WHAT THE TASK REQUIRES. Begin at the first line and end at the line containing "const yTickLabels = [0, 1, 2, 3, 4];". Extract exactly those lines.

[begin RECORDS SHOWN]

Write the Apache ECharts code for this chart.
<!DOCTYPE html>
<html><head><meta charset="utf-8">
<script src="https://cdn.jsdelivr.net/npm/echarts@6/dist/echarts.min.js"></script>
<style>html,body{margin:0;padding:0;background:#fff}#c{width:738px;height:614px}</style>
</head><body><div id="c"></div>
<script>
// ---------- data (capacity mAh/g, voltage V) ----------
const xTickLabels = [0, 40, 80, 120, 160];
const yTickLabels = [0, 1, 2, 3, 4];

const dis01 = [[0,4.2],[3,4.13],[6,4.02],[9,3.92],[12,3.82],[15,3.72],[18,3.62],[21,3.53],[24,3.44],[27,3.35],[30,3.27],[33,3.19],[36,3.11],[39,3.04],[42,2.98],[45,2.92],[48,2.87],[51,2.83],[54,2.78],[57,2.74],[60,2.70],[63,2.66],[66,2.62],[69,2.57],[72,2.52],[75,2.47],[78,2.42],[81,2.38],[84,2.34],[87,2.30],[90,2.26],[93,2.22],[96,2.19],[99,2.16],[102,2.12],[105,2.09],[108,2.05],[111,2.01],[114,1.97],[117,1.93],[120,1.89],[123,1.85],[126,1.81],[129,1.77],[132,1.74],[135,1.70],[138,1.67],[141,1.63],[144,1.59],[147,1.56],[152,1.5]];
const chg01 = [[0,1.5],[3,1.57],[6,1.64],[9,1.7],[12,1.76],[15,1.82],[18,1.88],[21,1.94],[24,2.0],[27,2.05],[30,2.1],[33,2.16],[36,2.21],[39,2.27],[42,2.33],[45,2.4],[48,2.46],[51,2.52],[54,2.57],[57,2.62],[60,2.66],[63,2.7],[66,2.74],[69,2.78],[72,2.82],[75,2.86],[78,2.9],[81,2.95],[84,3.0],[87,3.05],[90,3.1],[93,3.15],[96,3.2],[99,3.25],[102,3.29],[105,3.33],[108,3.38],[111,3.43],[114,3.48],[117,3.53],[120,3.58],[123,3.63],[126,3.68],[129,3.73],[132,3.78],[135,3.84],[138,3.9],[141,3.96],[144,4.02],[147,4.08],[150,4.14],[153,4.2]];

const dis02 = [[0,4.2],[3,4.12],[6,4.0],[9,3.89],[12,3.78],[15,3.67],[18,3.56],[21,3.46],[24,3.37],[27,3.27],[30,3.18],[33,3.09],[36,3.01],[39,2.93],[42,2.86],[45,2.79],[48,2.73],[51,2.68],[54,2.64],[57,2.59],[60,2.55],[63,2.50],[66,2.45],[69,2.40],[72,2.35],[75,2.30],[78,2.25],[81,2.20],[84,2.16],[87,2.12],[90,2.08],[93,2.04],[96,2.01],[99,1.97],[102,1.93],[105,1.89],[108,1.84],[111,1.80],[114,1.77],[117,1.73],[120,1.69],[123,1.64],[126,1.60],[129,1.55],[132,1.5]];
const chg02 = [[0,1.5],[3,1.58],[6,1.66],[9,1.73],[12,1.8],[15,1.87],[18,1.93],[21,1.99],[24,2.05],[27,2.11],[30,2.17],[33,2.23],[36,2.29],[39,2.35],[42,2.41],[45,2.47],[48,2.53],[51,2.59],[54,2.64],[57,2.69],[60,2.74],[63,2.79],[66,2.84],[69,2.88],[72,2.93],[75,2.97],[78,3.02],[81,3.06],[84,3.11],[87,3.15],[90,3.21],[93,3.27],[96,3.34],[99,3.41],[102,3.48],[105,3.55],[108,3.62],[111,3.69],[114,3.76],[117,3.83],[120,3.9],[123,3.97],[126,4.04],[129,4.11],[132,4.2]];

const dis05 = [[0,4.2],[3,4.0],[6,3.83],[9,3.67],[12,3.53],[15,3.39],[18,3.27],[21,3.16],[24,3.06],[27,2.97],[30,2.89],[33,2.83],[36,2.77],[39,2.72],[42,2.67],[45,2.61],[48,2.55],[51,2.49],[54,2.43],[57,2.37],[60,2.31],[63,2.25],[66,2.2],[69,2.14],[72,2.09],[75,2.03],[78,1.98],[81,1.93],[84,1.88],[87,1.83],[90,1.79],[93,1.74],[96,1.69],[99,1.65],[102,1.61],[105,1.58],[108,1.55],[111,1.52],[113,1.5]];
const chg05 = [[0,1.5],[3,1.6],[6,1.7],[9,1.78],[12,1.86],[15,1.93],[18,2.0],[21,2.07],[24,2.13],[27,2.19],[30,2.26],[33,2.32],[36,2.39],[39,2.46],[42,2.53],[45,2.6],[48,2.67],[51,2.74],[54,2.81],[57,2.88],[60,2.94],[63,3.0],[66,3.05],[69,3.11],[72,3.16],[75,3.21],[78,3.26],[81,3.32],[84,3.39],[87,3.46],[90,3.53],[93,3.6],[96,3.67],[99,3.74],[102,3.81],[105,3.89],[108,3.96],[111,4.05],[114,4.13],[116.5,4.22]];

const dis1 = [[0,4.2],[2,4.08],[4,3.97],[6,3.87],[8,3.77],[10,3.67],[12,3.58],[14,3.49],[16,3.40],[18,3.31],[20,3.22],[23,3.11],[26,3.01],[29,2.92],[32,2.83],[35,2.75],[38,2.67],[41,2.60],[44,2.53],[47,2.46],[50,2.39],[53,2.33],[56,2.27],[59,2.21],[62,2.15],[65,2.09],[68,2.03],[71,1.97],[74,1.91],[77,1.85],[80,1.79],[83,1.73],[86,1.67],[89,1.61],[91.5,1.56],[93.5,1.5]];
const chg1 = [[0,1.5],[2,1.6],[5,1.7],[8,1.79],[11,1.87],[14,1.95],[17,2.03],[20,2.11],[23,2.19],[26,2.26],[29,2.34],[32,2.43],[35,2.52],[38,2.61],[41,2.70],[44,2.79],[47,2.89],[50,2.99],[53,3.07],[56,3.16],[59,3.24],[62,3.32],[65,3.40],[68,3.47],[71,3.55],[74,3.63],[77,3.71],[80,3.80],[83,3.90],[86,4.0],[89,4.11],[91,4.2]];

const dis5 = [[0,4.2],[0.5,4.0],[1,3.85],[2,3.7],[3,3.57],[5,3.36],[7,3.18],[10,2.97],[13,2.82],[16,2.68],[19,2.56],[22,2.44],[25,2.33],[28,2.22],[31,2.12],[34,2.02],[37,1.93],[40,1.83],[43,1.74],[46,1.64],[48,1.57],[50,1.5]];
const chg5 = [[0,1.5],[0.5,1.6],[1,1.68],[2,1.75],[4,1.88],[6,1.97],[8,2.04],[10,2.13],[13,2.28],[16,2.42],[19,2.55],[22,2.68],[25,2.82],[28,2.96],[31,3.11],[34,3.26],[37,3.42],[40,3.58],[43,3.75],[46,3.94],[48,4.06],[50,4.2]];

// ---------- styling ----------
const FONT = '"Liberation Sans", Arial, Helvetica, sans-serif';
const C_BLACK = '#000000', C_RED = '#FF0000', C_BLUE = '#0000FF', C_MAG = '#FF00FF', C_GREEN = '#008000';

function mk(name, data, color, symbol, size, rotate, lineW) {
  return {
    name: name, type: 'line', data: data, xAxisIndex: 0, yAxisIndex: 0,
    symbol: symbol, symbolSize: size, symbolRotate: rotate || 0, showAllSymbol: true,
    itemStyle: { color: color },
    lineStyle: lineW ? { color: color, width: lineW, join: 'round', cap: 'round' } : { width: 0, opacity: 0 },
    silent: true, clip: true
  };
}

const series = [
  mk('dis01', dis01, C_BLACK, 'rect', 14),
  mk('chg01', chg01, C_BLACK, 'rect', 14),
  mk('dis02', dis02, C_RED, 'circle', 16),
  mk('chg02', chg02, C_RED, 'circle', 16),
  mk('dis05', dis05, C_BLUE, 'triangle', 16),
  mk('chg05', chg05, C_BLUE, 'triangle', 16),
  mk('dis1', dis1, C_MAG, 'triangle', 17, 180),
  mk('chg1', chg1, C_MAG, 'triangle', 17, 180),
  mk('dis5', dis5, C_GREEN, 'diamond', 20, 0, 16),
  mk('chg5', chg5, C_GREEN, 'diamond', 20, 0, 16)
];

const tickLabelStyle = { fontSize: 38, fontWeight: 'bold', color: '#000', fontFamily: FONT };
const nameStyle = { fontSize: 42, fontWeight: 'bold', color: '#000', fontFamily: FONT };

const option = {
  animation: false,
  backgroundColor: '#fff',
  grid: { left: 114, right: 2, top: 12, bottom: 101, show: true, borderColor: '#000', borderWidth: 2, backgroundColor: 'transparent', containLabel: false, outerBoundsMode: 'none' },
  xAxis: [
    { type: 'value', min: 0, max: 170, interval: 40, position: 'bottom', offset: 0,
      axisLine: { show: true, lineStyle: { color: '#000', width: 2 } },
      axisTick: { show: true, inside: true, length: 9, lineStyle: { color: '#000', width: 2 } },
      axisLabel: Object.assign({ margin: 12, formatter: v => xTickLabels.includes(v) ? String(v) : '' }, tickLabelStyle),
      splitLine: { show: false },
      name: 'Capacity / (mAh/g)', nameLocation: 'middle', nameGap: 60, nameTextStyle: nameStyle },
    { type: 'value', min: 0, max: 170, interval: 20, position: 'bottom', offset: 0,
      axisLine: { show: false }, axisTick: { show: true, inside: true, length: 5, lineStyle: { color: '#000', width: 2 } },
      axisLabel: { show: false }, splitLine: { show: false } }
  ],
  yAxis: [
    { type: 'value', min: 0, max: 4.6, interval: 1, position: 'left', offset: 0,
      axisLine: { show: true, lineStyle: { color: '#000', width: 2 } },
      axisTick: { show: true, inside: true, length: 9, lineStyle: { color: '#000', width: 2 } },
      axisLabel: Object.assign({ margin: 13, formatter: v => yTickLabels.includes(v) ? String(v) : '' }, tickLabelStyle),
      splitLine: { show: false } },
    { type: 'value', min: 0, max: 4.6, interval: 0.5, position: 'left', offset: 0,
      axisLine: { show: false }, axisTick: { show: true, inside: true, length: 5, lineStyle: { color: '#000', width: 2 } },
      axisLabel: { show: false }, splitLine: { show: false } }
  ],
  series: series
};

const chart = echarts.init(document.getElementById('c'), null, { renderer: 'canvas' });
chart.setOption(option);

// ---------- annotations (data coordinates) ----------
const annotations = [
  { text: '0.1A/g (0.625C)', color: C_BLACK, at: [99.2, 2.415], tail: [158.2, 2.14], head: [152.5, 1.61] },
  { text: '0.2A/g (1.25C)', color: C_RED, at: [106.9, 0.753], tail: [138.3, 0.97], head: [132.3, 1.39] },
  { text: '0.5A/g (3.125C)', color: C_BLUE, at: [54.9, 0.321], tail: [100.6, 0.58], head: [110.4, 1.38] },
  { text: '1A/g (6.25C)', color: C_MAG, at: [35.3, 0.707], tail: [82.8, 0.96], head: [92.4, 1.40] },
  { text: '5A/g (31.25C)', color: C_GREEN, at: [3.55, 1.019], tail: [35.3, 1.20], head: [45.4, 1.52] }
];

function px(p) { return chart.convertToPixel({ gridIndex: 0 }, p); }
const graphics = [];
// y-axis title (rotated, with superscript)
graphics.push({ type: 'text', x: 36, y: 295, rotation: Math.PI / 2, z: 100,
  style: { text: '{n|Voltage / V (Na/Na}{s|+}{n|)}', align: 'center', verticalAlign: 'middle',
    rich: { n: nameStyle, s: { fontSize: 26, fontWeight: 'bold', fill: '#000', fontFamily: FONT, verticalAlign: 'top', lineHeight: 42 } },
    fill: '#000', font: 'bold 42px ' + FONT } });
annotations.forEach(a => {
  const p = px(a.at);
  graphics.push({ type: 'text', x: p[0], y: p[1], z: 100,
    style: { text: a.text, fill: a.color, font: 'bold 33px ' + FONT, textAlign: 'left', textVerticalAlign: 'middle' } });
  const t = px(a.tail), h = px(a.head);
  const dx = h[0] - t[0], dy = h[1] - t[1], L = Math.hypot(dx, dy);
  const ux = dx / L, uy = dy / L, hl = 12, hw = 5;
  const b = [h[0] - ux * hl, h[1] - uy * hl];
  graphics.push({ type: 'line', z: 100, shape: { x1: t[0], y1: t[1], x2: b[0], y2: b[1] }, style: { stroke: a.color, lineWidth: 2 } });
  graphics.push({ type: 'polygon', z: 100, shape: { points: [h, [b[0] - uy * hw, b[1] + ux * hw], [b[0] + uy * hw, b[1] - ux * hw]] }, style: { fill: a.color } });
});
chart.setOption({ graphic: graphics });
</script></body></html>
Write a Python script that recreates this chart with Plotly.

[end RECORDS SHOWN]

TASK OUTPUT.
Write the Apache ECharts code for this chart.
<!DOCTYPE html>
<html><head><meta charset="utf-8">
<script src="https://cdn.jsdelivr.net/npm/echarts@6/dist/echarts.min.js"></script>
<style>html,body{margin:0;padding:0;background:#fff}#c{width:738px;height:614px}</style>
</head><body><div id="c"></div>
<script>
// ---------- data (capacity mAh/g, voltage V) ----------
const xTickLabels = [0, 40, 80, 120, 160];
const yTickLabels = [0, 1, 2, 3, 4];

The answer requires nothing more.